*This post is part of a series of blog posts highlighting award winning contributors and supporters of Scribendi.

Nicole Taylor, a freshman environmental science major at the University of New Mexico, won this year’s Scribendi Editor’s Choice Award for art. Nicole’s piece, entitled Sea Serpent, is a porcelain sculpture of a sea serpent set on an open book.

During high school, Nicole said she took a lot of art classes, and that, “I get a lot of ideas from the Internet. I see images online, and I never think I’m going to use them right away, but later on I think about how interesting they are and decide to use those ideas.”

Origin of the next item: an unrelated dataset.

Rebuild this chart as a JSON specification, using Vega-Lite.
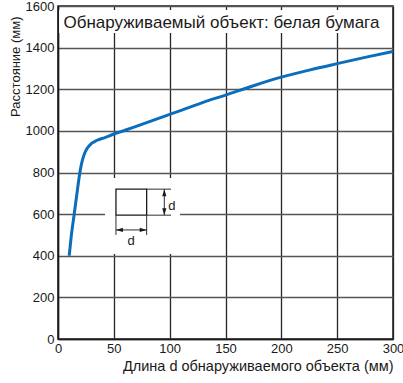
{
  "$schema": "https://vega.github.io/schema/vega-lite/v6.json",
  "width": 335,
  "height": 333,
  "autosize": {"type": "none"},
  "padding": {"left": 58, "top": 6, "right": 10, "bottom": 44},
  "config": {
    "font": "Liberation Sans",
    "view": {"stroke": "#1a1a1a", "strokeWidth": 1.5, "fill": null},
    "axis": {
      "ticks": false,
      "labelFont": "Liberation Sans",
      "titleFont": "Liberation Sans",
      "labelFontSize": 13,
      "titleFontSize": 13,
      "titleFontWeight": "normal",
      "labelColor": "#1a1a1a",
      "titleColor": "#1a1a1a",
      "domainColor": "#1a1a1a",
      "domainWidth": 1.5,
      "gridOpacity": 1,
      "gridWidth": 1.3,
      "gridDash": [],
      "labelFlush": false,
      "labelOverlap": false
    }
  },
  "encoding": {
    "x": {
      "field": "length", "type": "quantitative",
      "scale": {"domain": [0, 300], "nice": false},
      "axis": {
        "values": [0, 50, 100, 150, 200, 250, 300],
        "format": "d",
        "title": "Длина d обнаруживаемого объекта (мм)",
        "titleFontSize": 14.5,
        "titleAnchor": "end",
        "titlePadding": 4,
        "labelPadding": 3,
        "grid": true,
        "gridColor": "#262626"
      }
    },
    "y": {
      "field": "distance", "type": "quantitative",
      "scale": {"domain": [0, 1600], "nice": false},
      "axis": {
        "values": [0, 200, 400, 600, 800, 1000, 1200, 1400, 1600],
        "format": "d",
        "labelFont": "Liberation Sans Narrow, Liberation Sans",
        "title": "Расстояние (мм)",
        "titleAnchor": "end",
        "titleY": 10,
        "titlePadding": 3,
        "labelPadding": 4,
        "grid": true,
        "gridColor": "#555555"
      }
    }
  },
  "layer": [
    {
      "data": {"values": [
        {"length": 1, "length_end": 299, "distance": 1470, "distance_end": 1581},
        {"length": 42.1, "length_end": 109.3, "distance": 408, "distance_end": 774}
      ]},
      "mark": {"type": "rect", "fill": "white", "stroke": null},
      "encoding": {
        "x2": {"field": "length_end"},
        "y2": {"field": "distance_end"}
      }
    },
    {
      "data": {"values": [{"length": 51.9, "length_end": 79.4, "distance": 595, "distance_end": 720}]},
      "mark": {"type": "rect", "fill": null, "stroke": "#1a1a1a", "strokeWidth": 1.3},
      "encoding": {
        "x2": {"field": "length_end"},
        "y2": {"field": "distance_end"}
      }
    },
    {
      "data": {"values": [
        {"length": 79.4, "distance": 720, "length_end": 101.2, "distance_end": 720},
        {"length": 79.4, "distance": 595, "length_end": 101.2, "distance_end": 595},
        {"length": 95.2, "distance": 595, "length_end": 95.2, "distance_end": 720},
        {"length": 51.9, "distance": 595, "length_end": 51.9, "distance_end": 500},
        {"length": 79.4, "distance": 595, "length_end": 79.4, "distance_end": 500},
        {"length": 51.9, "distance": 524, "length_end": 79.4, "distance_end": 524}
      ]},
      "mark": {"type": "rule", "color": "#2e2e2e", "strokeWidth": 1},
      "encoding": {
        "x2": {"field": "length_end"},
        "y2": {"field": "distance_end"}
      }
    },
    {
      "data": {"values": [
        {"length": 10, "distance": 400},
        {"length": 12, "distance": 500},
        {"length": 14.5, "distance": 600},
        {"length": 17, "distance": 700},
        {"length": 19, "distance": 780},
        {"length": 21, "distance": 840},
        {"length": 23, "distance": 880},
        {"length": 26, "distance": 915},
        {"length": 30, "distance": 940},
        {"length": 35, "distance": 955},
        {"length": 42, "distance": 968},
        {"length": 50, "distance": 985},
        {"length": 60, "distance": 1003},
        {"length": 70, "distance": 1022},
        {"length": 80, "distance": 1041},
        {"length": 90, "distance": 1060},
        {"length": 100, "distance": 1079},
        {"length": 115, "distance": 1108},
        {"length": 130, "distance": 1137},
        {"length": 150, "distance": 1172},
        {"length": 175, "distance": 1217},
        {"length": 200, "distance": 1258},
        {"length": 225, "distance": 1292},
        {"length": 250, "distance": 1323},
        {"length": 275, "distance": 1353},
        {"length": 300, "distance": 1382}
      ]},
      "mark": {"type": "line", "color": "#0a6ebd", "strokeWidth": 3, "interpolate": "monotone"}
    },
    {
      "data": {"values": [
        {"length": 95.2, "distance": 720, "dir": "up"},
        {"length": 95.2, "distance": 595, "dir": "down"},
        {"length": 51.9, "distance": 524, "dir": "left"},
        {"length": 79.4, "distance": 524, "dir": "right"}
      ]},
      "mark": {"type": "point", "filled": true, "color": "#1a1a1a", "opacity": 1, "size": 49, "strokeWidth": 0},
      "encoding": {
        "shape": {
          "field": "dir", "type": "nominal", "legend": null,
          "scale": {
            "domain": ["up", "down", "left", "right"],
            "range": ["M0,0L-0.6,2L0.6,2Z", "M0,0L-0.6,-2L0.6,-2Z", "M0,0L2,-0.6L2,0.6Z", "M0,0L-2,-0.6L-2,0.6Z"]
          }
        }
      }
    },
    {
      "data": {"values": [
        {"length": 102, "distance": 639, "label": "d"},
        {"length": 65.4, "distance": 469, "label": "d"}
      ]},
      "mark": {"type": "text", "fontSize": 13, "font": "Liberation Sans", "align": "center", "baseline": "middle", "color": "#1a1a1a"},
      "encoding": {
        "text": {"field": "label"}
      }
    },
    {
      "data": {"values": [{"length": 4.9, "distance": 1518, "label": "Обнаруживаемый объект: белая бумага"}]},
      "mark": {"type": "text", "fontSize": 17, "font": "Liberation Sans", "align": "left", "baseline": "middle", "color": "#1a1a1a"},
      "encoding": {
        "text": {"field": "label"}
      }
    }
  ]
}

Nicole’s inspiration for Sea Serpent came from the book works of Brian Detmer and Guy Laramee, who create sculptures from books. Sea Serpent is made of porcelain, which is a challenging medium to work in, because porcelain is extremely delicate. “I wanted the serpent to come in and out of the table, to use that surface as a medium. But then, the tail kept falling over, and all the little tail spikes would break off, so I decided a book would be a good idea,” said Nicole. “The library was also really pushing to recycle discarded books, so I had a lot available to me.”

Sculpture pieces can take a notoriously long time to make, as there are many steps in the process, but Nicole finished Sea Serpent in only four weeks. “I actually really dragged my feet on this project,” she said. “It took me a long time to decide to place it on a book, but once I decided that, it was just a matter of firing the pieces, painting them with glaze and firing the piece again.”

When asked what other mediums of art Nicole is involved with, she said she is “really into dance now. That’s my creative outlet. I’ve done Irish step dance for a long time, so I’ve been getting back into dance.”

Nicole also said that the reason she likes sculpture so much is because “it represents movement so much easier than in drawing. Sculpture is three dimensional, and so movement can be more real.”

Nicole said that she is an environmental science major because global warming is the most important issue to her. However, Sea Serpent has nothing to do with the environment. “Sea Serpent doesn’t really have meaning to me,” she said. “There’s no message for me. It can mean whatever other people want it to mean, it just looks cool to me. A lot of people have asked if it means that ‘reading is an adventure’ or something. But honestly, I just wanted to make a dragon.”

Though Nicole may not have put a lot of personal meaning into Sea Serpent, it doesn’t mean others don’t find meaning in the piece. The City of Albuquerque bought Sea Serpent last May to be put on display in a local library.

“If anything,” said Nicole, “I wanted people to see that art doesn’t have to mean anything. It can just look cool. If it means something to you, that’s really great, but it doesn’t have to have meaning to be a good piece of art.”